In Bridges' Foundations of Real and Abstract Analysis, I'm working an exercise where I believe there's a typo. It's been on my mind for some days now and I'd be grateful for a comment or two. The exercise reads:
By a weight function on a compact interval $I=[a,b]$ we mean a nonnegative continuous function $w$ on $I$ such that if $f\in C(I)$ and $\int_I w(t)f(t) dt=0$, then $f=0$. Prove that $$\langle f,g\rangle=\int_a^b w(t)f(t) \overline{g(t)} \ dt,$$ defines an inner product on $L_2(I,\mathbf F)$ (where, as always, we identify two elements of $L_2(I,\mathbf F)$ that are equal almost everywhere). We denote the corresponding inner product space by $L_{2,w}(I,\mathbf F)$
I can prove all of the properties of an inner product, except $$\langle h, h\rangle =0\iff h=0.$$ In particular, the $\implies$ direction. I believe that $f\in C(I)$ should be $f\in L^2(I)$. For if $f\in L^2(I)$ and $$\langle h, h\rangle =0 \iff \int_I w(t)|h(t)|^2 \ dt=0,$$ then we can set $|h(t)|^2=f(t)$ and conclude by the assumption that $h=0$ a.e. On the other hand, $|h(t)|^2$ might not be continuous for some $h\in L^2(I)$ and hence I do not see that the requirement $f\in C(I)$ suffices.
There is more than a typo amiss in this Exercise. In short, no such weight function exists.
Without loss of generality, $I=[a,b] =[-1,1]$. Let $w$ be as described in the Exercise. Then $\int_0^1 xw(x)\,dx >0$. For if not, consider the function $f\in C(I)$ defined by $f(x)=x^+$ (positive part of $x$) for $x\in[-1,1]$. Clearly $f\not=0$, so we must have $\int_0^1 x w(x)\,dx=\int_I f(x)w(x)\,dx \not=0$. Because both $f$ and $w$ are non-negative, $\int_0^1 x w(x)\,dx>0$. Similarly, $\int_{-1}^0 x w(x)\,dx <0$. Now consider the function $f\in C(I)$ defined by $$ f(x):=\cases{x,&$-1\le x\le 0$,\cr cx,&$0\le x\le 1$,\cr} $$ where $c:=-\int_{-1}^0 xw(x)\,dx\Big/\int_0^1 xw(x)\,dx>0$. Then $\int_I f(x)w(x)\,dx=0$ but $f\not=0$.

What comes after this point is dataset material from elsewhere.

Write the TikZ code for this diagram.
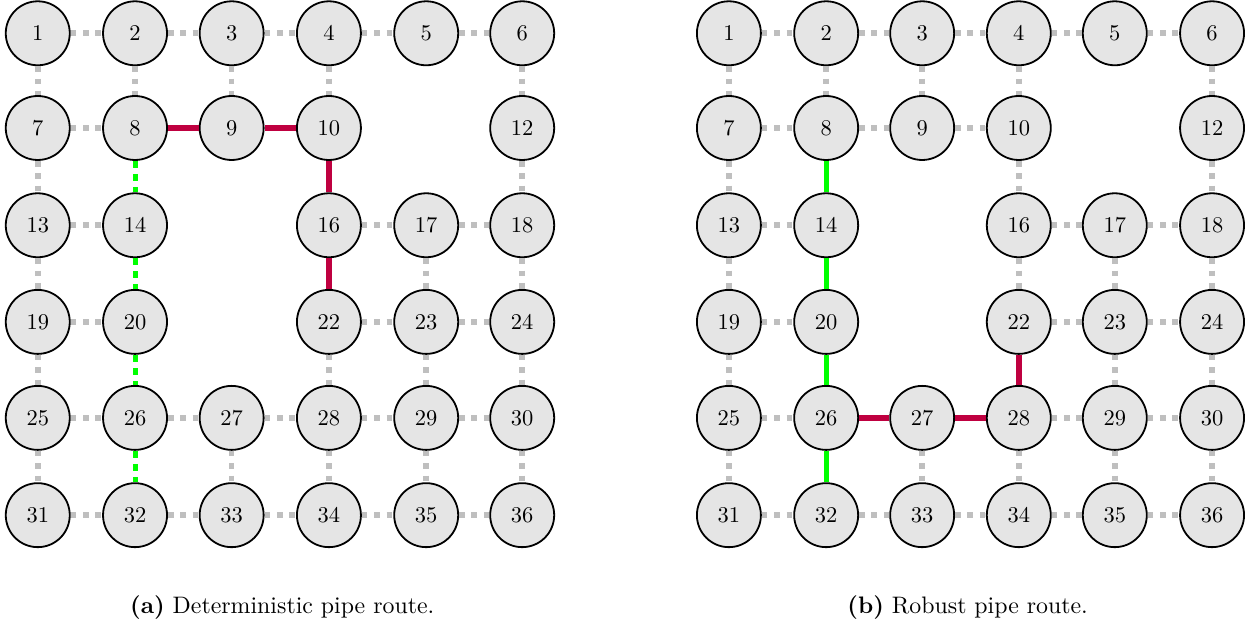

Modifying my previous argument you can show that $\int_J w(x)\,dx >0$ for each interval $J\subset I$ of positive length.
Most likely, in the definition of "weight function" the assumption that the function $f\in C(I)$ is to be non-negative has been omitted. But here's an example of a weight function with this property for which the inner product is not positive definite. Let $K\subset I$ be the middle-fourths "fat Cantor set" (https://en.wikipedia.org/wiki/Smith%E2%80%93Volterra%E2%80%93Cantor_set). In particular, $K$ is closed and nowhere dense but has positive Lebesgue measure. Now define $w(x)=d(x,K)=\inf\{|y-x|: y\in K\}$ for $x\in I$. If $f\in C(I)$ is non-negative and $\int_I f(x)w(x)\,dx =0$, then (by continuity) $f(x)w(x)=0$ for all $x\in I$. Therefore $f(x)=0$ for all $x\in\{w>0\}$. But $\{w>0\}=K^c$ is dense in $I$; by continuity of $f$ we must have $f(x)=0$ for all $x\in I$. So this weight function $w$ satisfies the conditions of the Exercise. On the other hand, the function $h:=1_K$ has $\langle h,h\rangle=0$ but $\{x:h(x)\not=0\}$ has positive Lebesgue measure.
For the assertion of the Exercise to be true one needs a stronger hypothesis concerning the positivity of $w$; for example, that in addition to being continuous, $w(x)>0$ a.e.